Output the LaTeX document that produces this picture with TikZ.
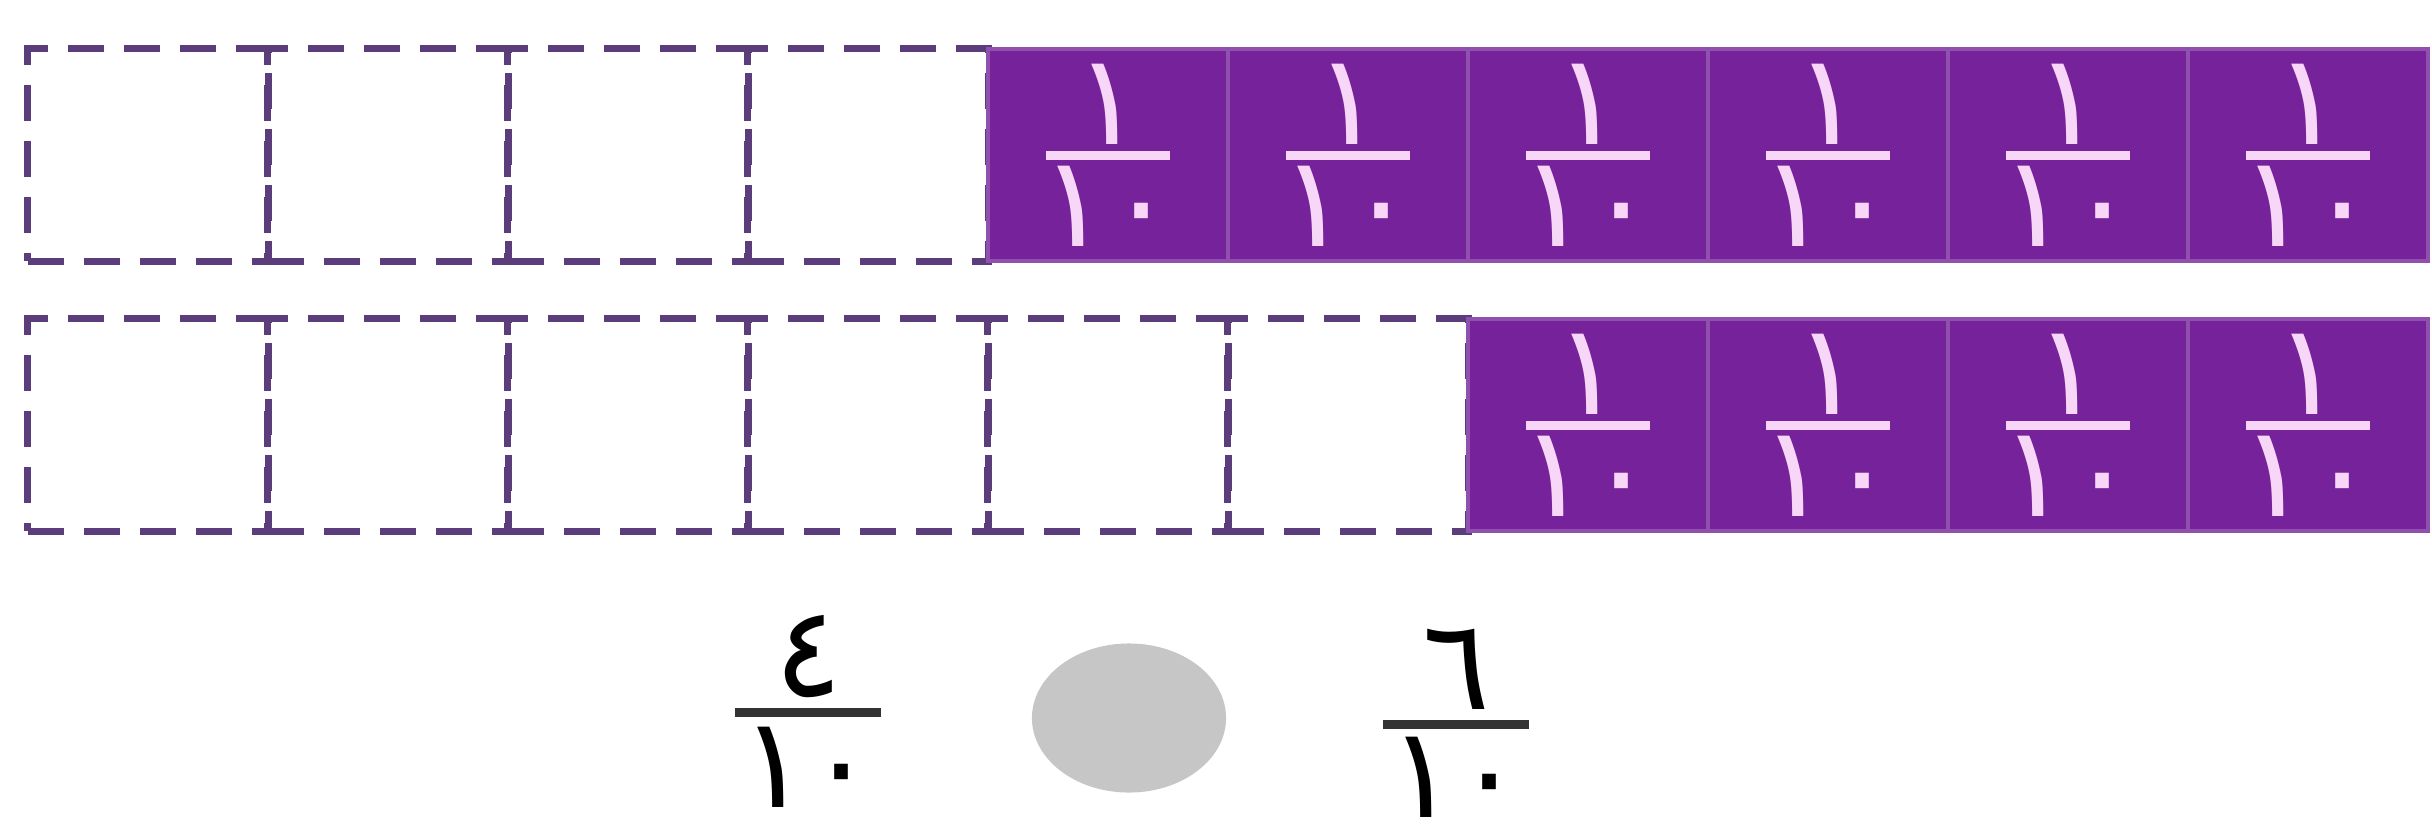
\documentclass[tikz,border=0pt]{standalone}
\usepackage{fontspec}
\newfontfamily\arabicfont[Script=Arabic]{DejaVu Sans}
\usetikzlibrary{positioning,shapes.geometric}
\definecolor{plum}{HTML}{76229A}
\definecolor{plumedge}{HTML}{9050AE}
\definecolor{dashline}{HTML}{5B3D7C}
\definecolor{pinktext}{HTML}{F7D6F7}
\definecolor{ovalgray}{HTML}{C6C6C6}

\begin{document}
\begin{tikzpicture}[x=0.01cm,y=-0.01cm,
  emptycell/.style={rectangle,draw=dashline,line width=0.07cm,dash pattern=on 0.36cm off 0.2cm,minimum width=2.4cm,minimum height=2.12cm,inner sep=0pt},
  fullcell/.style={rectangle,fill=plum,draw=plumedge,line width=0.04cm,minimum width=2.4cm,minimum height=2.12cm,inner sep=0pt},
  digit/.style={font=\arabicfont\fontsize{36}{38}\selectfont,inner sep=0pt},
  bar/.style={line width=0.09cm}]
\useasboundingbox (0,0) rectangle (2432,827);
\fill[white] (0,0) rectangle (2432,827);
% top strip: four empty, six tenths
\foreach \i in {1,...,10}{
  \ifnum\i<5
    \node[emptycell] (t\i) at (28+240*\i-120,155) {};
  \else
    \node[fullcell] (t\i) at (28+240*\i-120,155) {};
    \node[digit,text=pinktext,anchor=south] (tn\i) at ([yshift=0.1cm]t\i.center) {١};
    \node[digit,text=pinktext,anchor=north] (td\i) at ([yshift=-0.1cm]t\i.center) {١٠};
    \draw[bar,pinktext] ([xshift=-0.62cm]t\i.center) -- ([xshift=0.62cm]t\i.center);
  \fi
}
% bottom strip: six empty, four tenths
\foreach \i in {1,...,10}{
  \ifnum\i<7
    \node[emptycell] (b\i) at (28+240*\i-120,425) {};
  \else
    \node[fullcell] (b\i) at (28+240*\i-120,425) {};
    \node[digit,text=pinktext,anchor=south] (bn\i) at ([yshift=0.1cm]b\i.center) {١};
    \node[digit,text=pinktext,anchor=north] (bd\i) at ([yshift=-0.1cm]b\i.center) {١٠};
    \draw[bar,pinktext] ([xshift=-0.62cm]b\i.center) -- ([xshift=0.62cm]b\i.center);
  \fi
}
% comparison
\coordinate (lf) at (808,712);
\node[digit,anchor=south] (lnum) at ([yshift=0.14cm]lf) {٤};
\node[digit,anchor=north] (lden) at ([yshift=-0.14cm]lf) {١٠};
\draw[bar,black!80] ([xshift=-0.73cm]lf) -- ([xshift=0.73cm]lf);
\node[ellipse,fill=ovalgray,minimum width=1.94cm,minimum height=1.49cm,inner sep=0pt] (oval) at (1129,718) {};
\coordinate (rf) at (1456,724);
\node[digit,anchor=south] (rnum) at ([yshift=0.14cm]rf) {٦};
\node[digit,anchor=north] (rden) at ([yshift=-0.12cm]rf) {١٠};
\draw[bar,black!80] ([xshift=-0.73cm]rf) -- ([xshift=0.73cm]rf);
\end{tikzpicture}
\end{document}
--------
* _TASK GOAL_
Leave every image out, and retype the material exactly.

* _RESULT OF THE TASK_
Output the LaTeX document that produces this picture with TikZ.
\documentclass[tikz,border=0pt]{standalone}
\usepackage{fontspec}
\newfontfamily\arabicfont[Script=Arabic]{DejaVu Sans}
\usetikzlibrary{positioning,shapes.geometric}
\definecolor{plum}{HTML}{76229A}
\definecolor{plumedge}{HTML}{9050AE}
\definecolor{dashline}{HTML}{5B3D7C}
\definecolor{pinktext}{HTML}{F7D6F7}
\definecolor{ovalgray}{HTML}{C6C6C6}

\begin{document}
\begin{tikzpicture}[x=0.01cm,y=-0.01cm,
  emptycell/.style={rectangle,draw=dashline,line width=0.07cm,dash pattern=on 0.36cm off 0.2cm,minimum width=2.4cm,minimum height=2.12cm,inner sep=0pt},
  fullcell/.style={rectangle,fill=plum,draw=plumedge,line width=0.04cm,minimum width=2.4cm,minimum height=2.12cm,inner sep=0pt},
  digit/.style={font=\arabicfont\fontsize{36}{38}\selectfont,inner sep=0pt},
  bar/.style={line width=0.09cm}]
\useasboundingbox (0,0) rectangle (2432,827);
\fill[white] (0,0) rectangle (2432,827);
% top strip: four empty, six tenths
\foreach \i in {1,...,10}{
  \ifnum\i<5
    \node[emptycell] (t\i) at (28+240*\i-120,155) {};
  \else
    \node[fullcell] (t\i) at (28+240*\i-120,155) {};
    \node[digit,text=pinktext,anchor=south] (tn\i) at ([yshift=0.1cm]t\i.center) {١};
    \node[digit,text=pinktext,anchor=north] (td\i) at ([yshift=-0.1cm]t\i.center) {١٠};
    \draw[bar,pinktext] ([xshift=-0.62cm]t\i.center) -- ([xshift=0.62cm]t\i.center);
  \fi
}
% bottom strip: six empty, four tenths
\foreach \i in {1,...,10}{
  \ifnum\i<7
    \node[emptycell] (b\i) at (28+240*\i-120,425) {};
  \else
    \node[fullcell] (b\i) at (28+240*\i-120,425) {};
    \node[digit,text=pinktext,anchor=south] (bn\i) at ([yshift=0.1cm]b\i.center) {١};
    \node[digit,text=pinktext,anchor=north] (bd\i) at ([yshift=-0.1cm]b\i.center) {١٠};
    \draw[bar,pinktext] ([xshift=-0.62cm]b\i.center) -- ([xshift=0.62cm]b\i.center);
  \fi
}
% comparison
\coordinate (lf) at (808,712);
\node[digit,anchor=south] (lnum) at ([yshift=0.14cm]lf) {٤};
\node[digit,anchor=north] (lden) at ([yshift=-0.14cm]lf) {١٠};
\draw[bar,black!80] ([xshift=-0.73cm]lf) -- ([xshift=0.73cm]lf);
\node[ellipse,fill=ovalgray,minimum width=1.94cm,minimum height=1.49cm,inner sep=0pt] (oval) at (1129,718) {};
\coordinate (rf) at (1456,724);
\node[digit,anchor=south] (rnum) at ([yshift=0.14cm]rf) {٦};
\node[digit,anchor=north] (rden) at ([yshift=-0.12cm]rf) {١٠};
\draw[bar,black!80] ([xshift=-0.73cm]rf) -- ([xshift=0.73cm]rf);
\end{tikzpicture}
\end{document}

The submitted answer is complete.